A crumb texture is reached, and, if the recipes we were looking at are to be believed, that's what we want. However, attempts at kneading the mixture to a dough were unspectacular,

and after a few drops of milk were added to loosen the mixture up a bit, we put the whole lot on the Kitchen-Aid, and used the dough hook to do the job. It worked. Then the bowl came loose and we nearly lost the lot. It was very funny at the time, and it'll probably become one of those seminal scenes in a Woody Allen film, but, really, you had to be there.

We ran the dough in small pieces through the pasta machine, and lo! It started looking remarkably like the real thing. In fact, it's really good fun, and I recommend anyone to try their hand at it (but 2 people definitely is better than one for the 1st attempt, I think).

Now the tagliatelle is drying on the clothes pulley and waiting for me to make a sauce.

We have had some broad beans growing over the winter, adding some nitrogen to the soil, and maybe even making us some food. There didn't seem to be a lot of pods, but the winter's been a bit cold and damp, so that's not unreasonable. So we picked them all today, and there was a much bigger crop than anticipated.
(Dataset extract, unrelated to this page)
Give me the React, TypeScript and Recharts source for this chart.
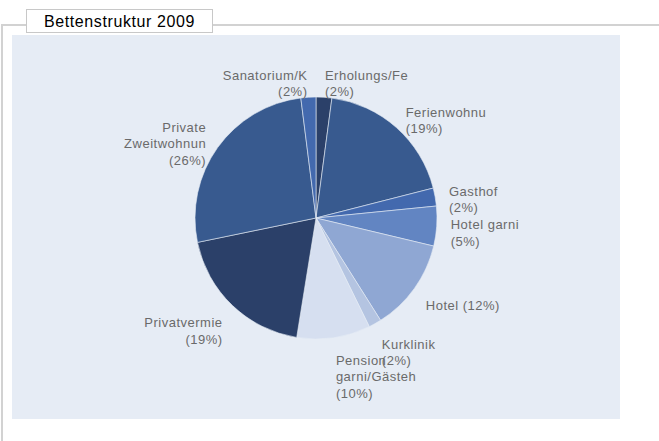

They'd all been hiding. Excellent! There was also a wee hidden surprise! A clutch of duck eggs! We knew that the females were going off somewhere to lay eggs, but we couldn't find them. And yet, there they were, hidden in the densest bush of beans.

So the beans are now in a pan with some butter (well, lots of butter) a little water, salt, pepper and garlic.

They will simmer for about 20 min, until only the butter and none of the water remains. Meanwhile the pasta needs a scant 3 minutes to cook:
and the dish is ready:

So. It was wonderful: I know it's a cliche these days of cooking programmes and celebrity chefs to say that all you need is good-quality ingredients, prepared simply and in season, but, in this case it's true! Only 2.5 hrs preparation time and 17 seconds to wolf down. Yum.

Monday, September 6, 2010

veggie (well almost!) cannelloni

I know that some people regard him as a bit of a prat. But if you have ever used any of Jamie Oliver's recipes you'll know that he's pretty much excellent, almost all of the time. I like his enthusiasm, and I'm really liking the "at home" series and book that comes with it. Here's one of his recipes, with (most unusual for me) almost no variation from the printed word.

Cook broccoli and cauliflower florets in salted water for a few min and drain, keeping the liquid. Fry some finely chopped garlic for a few seconds and then add anchovies, (and their oil), some thyme leaves, a crumbled dry chilli, and fry for a few more seconds before adding the veggies and a small amount of the cooking water, and stew slowly for 20 min. Add more of the veggie water if it looks too dry. Keep the lid off for the last few minutes to evaporate any excess liquid off. Season.

Mash the resulting stew to a smooth paste and spread over a plate or oven tray to cool.

Meanwhile, spread a layer of passata over an oven dish with a splash of wine vinegar.

When the vegetable paste has cooled, pipe it into the cannelloni,

and put the filled cannelloni on top of the passata.

Cover the pasta with basil leaves

and then a white sauce made of creme fraiche, grated parmesan and seasoning.

Grate more parmesan over the top and spread some torn mozzarella on top.

Then bake at 190degC for about 40min.